Stated goal. Copy out the material below in full, but not its images.

Data lines.
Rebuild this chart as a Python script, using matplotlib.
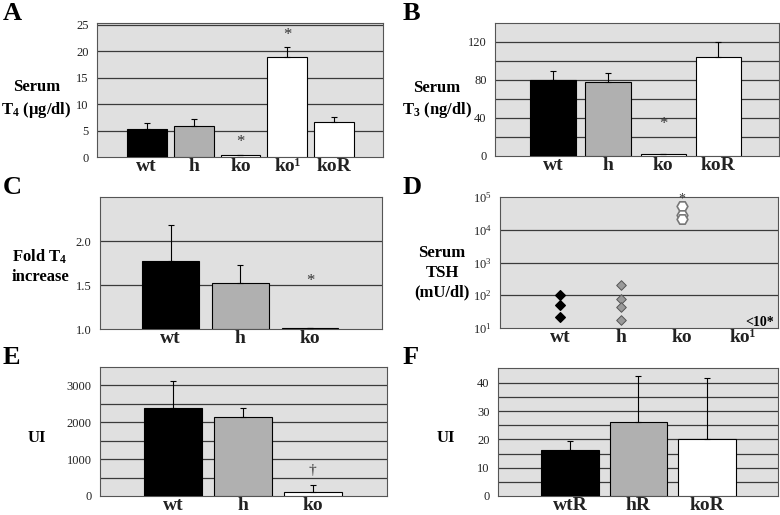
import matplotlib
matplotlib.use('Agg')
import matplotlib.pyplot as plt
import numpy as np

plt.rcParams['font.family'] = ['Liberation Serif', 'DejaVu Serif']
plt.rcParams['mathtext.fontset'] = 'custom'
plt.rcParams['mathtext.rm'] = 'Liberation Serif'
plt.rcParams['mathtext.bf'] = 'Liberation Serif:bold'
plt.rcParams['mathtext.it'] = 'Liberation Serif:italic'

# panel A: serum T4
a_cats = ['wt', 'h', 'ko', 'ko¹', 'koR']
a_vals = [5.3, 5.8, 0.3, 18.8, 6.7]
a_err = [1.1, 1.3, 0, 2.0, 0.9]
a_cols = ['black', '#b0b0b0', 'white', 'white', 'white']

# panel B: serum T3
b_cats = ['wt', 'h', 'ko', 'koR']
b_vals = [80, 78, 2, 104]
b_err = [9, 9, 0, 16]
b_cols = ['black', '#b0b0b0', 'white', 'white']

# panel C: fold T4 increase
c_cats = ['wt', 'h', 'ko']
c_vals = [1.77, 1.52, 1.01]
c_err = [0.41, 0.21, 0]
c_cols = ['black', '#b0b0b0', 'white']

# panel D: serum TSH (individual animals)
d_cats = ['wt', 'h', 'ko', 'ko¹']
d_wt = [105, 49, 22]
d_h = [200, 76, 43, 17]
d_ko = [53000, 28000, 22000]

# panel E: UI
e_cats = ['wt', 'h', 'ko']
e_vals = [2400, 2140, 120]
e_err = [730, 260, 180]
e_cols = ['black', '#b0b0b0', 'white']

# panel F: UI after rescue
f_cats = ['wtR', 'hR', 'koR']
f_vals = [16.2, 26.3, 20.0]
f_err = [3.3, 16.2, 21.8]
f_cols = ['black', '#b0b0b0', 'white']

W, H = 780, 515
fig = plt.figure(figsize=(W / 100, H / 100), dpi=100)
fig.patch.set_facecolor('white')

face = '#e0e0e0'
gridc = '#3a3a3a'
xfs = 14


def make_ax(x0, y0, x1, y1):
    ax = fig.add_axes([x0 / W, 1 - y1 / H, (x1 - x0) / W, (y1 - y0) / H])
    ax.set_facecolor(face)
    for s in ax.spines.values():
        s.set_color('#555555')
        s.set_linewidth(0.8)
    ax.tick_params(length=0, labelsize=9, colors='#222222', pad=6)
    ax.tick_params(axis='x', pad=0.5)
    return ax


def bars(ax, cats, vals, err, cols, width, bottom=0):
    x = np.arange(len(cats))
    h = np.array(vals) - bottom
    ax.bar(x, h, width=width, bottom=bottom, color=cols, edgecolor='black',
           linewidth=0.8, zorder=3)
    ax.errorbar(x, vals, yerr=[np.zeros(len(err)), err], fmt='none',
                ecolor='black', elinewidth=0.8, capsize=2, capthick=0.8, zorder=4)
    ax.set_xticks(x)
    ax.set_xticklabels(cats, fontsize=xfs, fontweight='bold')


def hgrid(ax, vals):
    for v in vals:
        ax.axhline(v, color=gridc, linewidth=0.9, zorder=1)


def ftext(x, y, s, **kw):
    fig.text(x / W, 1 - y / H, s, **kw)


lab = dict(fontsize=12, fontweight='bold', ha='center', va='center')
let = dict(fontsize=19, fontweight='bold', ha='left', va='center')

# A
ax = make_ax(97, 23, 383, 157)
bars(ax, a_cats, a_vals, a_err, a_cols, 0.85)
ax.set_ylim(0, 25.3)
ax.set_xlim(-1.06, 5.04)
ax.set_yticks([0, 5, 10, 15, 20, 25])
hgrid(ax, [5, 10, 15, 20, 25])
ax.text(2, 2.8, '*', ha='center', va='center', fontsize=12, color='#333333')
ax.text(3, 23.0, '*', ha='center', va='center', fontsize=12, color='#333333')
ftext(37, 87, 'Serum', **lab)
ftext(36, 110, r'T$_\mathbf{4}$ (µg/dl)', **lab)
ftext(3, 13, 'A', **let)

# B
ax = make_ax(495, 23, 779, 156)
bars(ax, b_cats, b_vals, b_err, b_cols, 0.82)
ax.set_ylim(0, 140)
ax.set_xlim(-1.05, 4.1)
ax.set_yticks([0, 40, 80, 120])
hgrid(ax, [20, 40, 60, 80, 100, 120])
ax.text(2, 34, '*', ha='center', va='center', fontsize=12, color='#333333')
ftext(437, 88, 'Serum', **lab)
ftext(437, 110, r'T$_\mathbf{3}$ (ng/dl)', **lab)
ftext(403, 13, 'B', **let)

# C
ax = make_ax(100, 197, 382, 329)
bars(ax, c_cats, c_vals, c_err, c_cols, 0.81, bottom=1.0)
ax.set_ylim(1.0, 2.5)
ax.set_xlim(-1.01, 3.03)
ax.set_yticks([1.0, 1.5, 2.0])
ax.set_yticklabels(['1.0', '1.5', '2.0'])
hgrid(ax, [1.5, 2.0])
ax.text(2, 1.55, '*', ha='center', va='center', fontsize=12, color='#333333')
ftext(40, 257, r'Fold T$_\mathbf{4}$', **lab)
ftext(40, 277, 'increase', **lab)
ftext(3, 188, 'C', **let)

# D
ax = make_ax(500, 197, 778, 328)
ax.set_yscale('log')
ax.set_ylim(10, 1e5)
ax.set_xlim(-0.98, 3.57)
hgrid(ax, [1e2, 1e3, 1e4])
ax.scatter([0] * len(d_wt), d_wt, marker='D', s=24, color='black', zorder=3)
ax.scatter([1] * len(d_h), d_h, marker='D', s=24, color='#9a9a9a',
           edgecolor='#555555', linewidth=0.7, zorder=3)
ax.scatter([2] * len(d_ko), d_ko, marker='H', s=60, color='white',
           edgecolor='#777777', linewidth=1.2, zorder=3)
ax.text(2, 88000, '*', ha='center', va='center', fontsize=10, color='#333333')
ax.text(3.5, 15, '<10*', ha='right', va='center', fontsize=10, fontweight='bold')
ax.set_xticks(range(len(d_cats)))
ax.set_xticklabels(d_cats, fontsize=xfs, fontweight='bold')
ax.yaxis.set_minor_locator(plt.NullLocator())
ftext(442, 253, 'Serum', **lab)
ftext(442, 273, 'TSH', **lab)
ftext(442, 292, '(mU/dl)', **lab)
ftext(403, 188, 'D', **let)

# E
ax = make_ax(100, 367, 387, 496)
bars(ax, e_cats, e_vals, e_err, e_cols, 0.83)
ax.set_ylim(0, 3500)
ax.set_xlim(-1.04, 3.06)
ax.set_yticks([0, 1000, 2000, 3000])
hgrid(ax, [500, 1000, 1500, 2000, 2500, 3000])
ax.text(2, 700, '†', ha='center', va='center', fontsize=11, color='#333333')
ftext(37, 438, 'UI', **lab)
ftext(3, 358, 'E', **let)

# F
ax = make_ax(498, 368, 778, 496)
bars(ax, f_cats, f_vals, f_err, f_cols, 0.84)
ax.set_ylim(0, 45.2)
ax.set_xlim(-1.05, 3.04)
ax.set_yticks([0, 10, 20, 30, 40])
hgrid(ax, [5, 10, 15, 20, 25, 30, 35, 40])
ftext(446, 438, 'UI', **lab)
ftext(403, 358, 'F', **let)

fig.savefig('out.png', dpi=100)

Task output.
Rebuild this chart as a Python script, using matplotlib.
import matplotlib
matplotlib.use('Agg')
import matplotlib.pyplot as plt
import numpy as np

plt.rcParams['font.family'] = ['Liberation Serif', 'DejaVu Serif']
plt.rcParams['mathtext.fontset'] = 'custom'
plt.rcParams['mathtext.rm'] = 'Liberation Serif'
plt.rcParams['mathtext.bf'] = 'Liberation Serif:bold'
plt.rcParams['mathtext.it'] = 'Liberation Serif:italic'

# panel A: serum T4
a_cats = ['wt', 'h', 'ko', 'ko¹', 'koR']
a_vals = [5.3, 5.8, 0.3, 18.8, 6.7]
a_err = [1.1, 1.3, 0, 2.0, 0.9]
a_cols = ['black', '#b0b0b0', 'white', 'white', 'white']

# panel B: serum T3
b_cats = ['wt', 'h', 'ko', 'koR']
b_vals = [80, 78, 2, 104]
b_err = [9, 9, 0, 16]
b_cols = ['black', '#b0b0b0', 'white', 'white']

# panel C: fold T4 increase
c_cats = ['wt', 'h', 'ko']
c_vals = [1.77, 1.52, 1.01]
c_err = [0.41, 0.21, 0]
c_cols = ['black', '#b0b0b0', 'white']

# panel D: serum TSH (individual animals)
d_cats = ['wt', 'h', 'ko', 'ko¹']
d_wt = [105, 49, 22]
d_h = [200, 76, 43, 17]
d_ko = [53000, 28000, 22000]

# panel E: UI
e_cats = ['wt', 'h', 'ko']
e_vals = [2400, 2140, 120]
e_err = [730, 260, 180]
e_cols = ['black', '#b0b0b0', 'white']

# panel F: UI after rescue
f_cats = ['wtR', 'hR', 'koR']
f_vals = [16.2, 26.3, 20.0]
f_err = [3.3, 16.2, 21.8]
f_cols = ['black', '#b0b0b0', 'white']

W, H = 780, 515
fig = plt.figure(figsize=(W / 100, H / 100), dpi=100)
fig.patch.set_facecolor('white')

face = '#e0e0e0'
gridc = '#3a3a3a'
xfs = 14


def make_ax(x0, y0, x1, y1):
    ax = fig.add_axes([x0 / W, 1 - y1 / H, (x1 - x0) / W, (y1 - y0) / H])
    ax.set_facecolor(face)
    for s in ax.spines.values():
        s.set_color('#555555')
        s.set_linewidth(0.8)
    ax.tick_params(length=0, labelsize=9, colors='#222222', pad=6)
    ax.tick_params(axis='x', pad=0.5)
    return ax


def bars(ax, cats, vals, err, cols, width, bottom=0):
    x = np.arange(len(cats))
    h = np.array(vals) - bottom
    ax.bar(x, h, width=width, bottom=bottom, color=cols, edgecolor='black',
           linewidth=0.8, zorder=3)
    ax.errorbar(x, vals, yerr=[np.zeros(len(err)), err], fmt='none',
                ecolor='black', elinewidth=0.8, capsize=2, capthick=0.8, zorder=4)
    ax.set_xticks(x)
    ax.set_xticklabels(cats, fontsize=xfs, fontweight='bold')


def hgrid(ax, vals):
    for v in vals:
        ax.axhline(v, color=gridc, linewidth=0.9, zorder=1)


def ftext(x, y, s, **kw):
    fig.text(x / W, 1 - y / H, s, **kw)


lab = dict(fontsize=12, fontweight='bold', ha='center', va='center')
let = dict(fontsize=19, fontweight='bold', ha='left', va='center')

# A
ax = make_ax(97, 23, 383, 157)
bars(ax, a_cats, a_vals, a_err, a_cols, 0.85)
ax.set_ylim(0, 25.3)
ax.set_xlim(-1.06, 5.04)
ax.set_yticks([0, 5, 10, 15, 20, 25])
hgrid(ax, [5, 10, 15, 20, 25])
ax.text(2, 2.8, '*', ha='center', va='center', fontsize=12, color='#333333')
ax.text(3, 23.0, '*', ha='center', va='center', fontsize=12, color='#333333')
ftext(37, 87, 'Serum', **lab)
ftext(36, 110, r'T$_\mathbf{4}$ (µg/dl)', **lab)
ftext(3, 13, 'A', **let)

# B
ax = make_ax(495, 23, 779, 156)
bars(ax, b_cats, b_vals, b_err, b_cols, 0.82)
ax.set_ylim(0, 140)
ax.set_xlim(-1.05, 4.1)
ax.set_yticks([0, 40, 80, 120])
hgrid(ax, [20, 40, 60, 80, 100, 120])
ax.text(2, 34, '*', ha='center', va='center', fontsize=12, color='#333333')
ftext(437, 88, 'Serum', **lab)
ftext(437, 110, r'T$_\mathbf{3}$ (ng/dl)', **lab)
ftext(403, 13, 'B', **let)

# C
ax = make_ax(100, 197, 382, 329)
bars(ax, c_cats, c_vals, c_err, c_cols, 0.81, bottom=1.0)
ax.set_ylim(1.0, 2.5)
ax.set_xlim(-1.01, 3.03)
ax.set_yticks([1.0, 1.5, 2.0])
ax.set_yticklabels(['1.0', '1.5', '2.0'])
hgrid(ax, [1.5, 2.0])
ax.text(2, 1.55, '*', ha='center', va='center', fontsize=12, color='#333333')
ftext(40, 257, r'Fold T$_\mathbf{4}$', **lab)
ftext(40, 277, 'increase', **lab)
ftext(3, 188, 'C', **let)

# D
ax = make_ax(500, 197, 778, 328)
ax.set_yscale('log')
ax.set_ylim(10, 1e5)
ax.set_xlim(-0.98, 3.57)
hgrid(ax, [1e2, 1e3, 1e4])
ax.scatter([0] * len(d_wt), d_wt, marker='D', s=24, color='black', zorder=3)
ax.scatter([1] * len(d_h), d_h, marker='D', s=24, color='#9a9a9a',
           edgecolor='#555555', linewidth=0.7, zorder=3)
ax.scatter([2] * len(d_ko), d_ko, marker='H', s=60, color='white',
           edgecolor='#777777', linewidth=1.2, zorder=3)
ax.text(2, 88000, '*', ha='center', va='center', fontsize=10, color='#333333')
ax.text(3.5, 15, '<10*', ha='right', va='center', fontsize=10, fontweight='bold')
ax.set_xticks(range(len(d_cats)))
ax.set_xticklabels(d_cats, fontsize=xfs, fontweight='bold')
ax.yaxis.set_minor_locator(plt.NullLocator())
ftext(442, 253, 'Serum', **lab)
ftext(442, 273, 'TSH', **lab)
ftext(442, 292, '(mU/dl)', **lab)
ftext(403, 188, 'D', **let)

# E
ax = make_ax(100, 367, 387, 496)
bars(ax, e_cats, e_vals, e_err, e_cols, 0.83)
ax.set_ylim(0, 3500)
ax.set_xlim(-1.04, 3.06)
ax.set_yticks([0, 1000, 2000, 3000])
hgrid(ax, [500, 1000, 1500, 2000, 2500, 3000])
ax.text(2, 700, '†', ha='center', va='center', fontsize=11, color='#333333')
ftext(37, 438, 'UI', **lab)
ftext(3, 358, 'E', **let)

# F
ax = make_ax(498, 368, 778, 496)
bars(ax, f_cats, f_vals, f_err, f_cols, 0.84)
ax.set_ylim(0, 45.2)
ax.set_xlim(-1.05, 3.04)
ax.set_yticks([0, 10, 20, 30, 40])
hgrid(ax, [5, 10, 15, 20, 25, 30, 35, 40])
ftext(446, 438, 'UI', **lab)
ftext(403, 358, 'F', **let)

fig.savefig('out.png', dpi=100)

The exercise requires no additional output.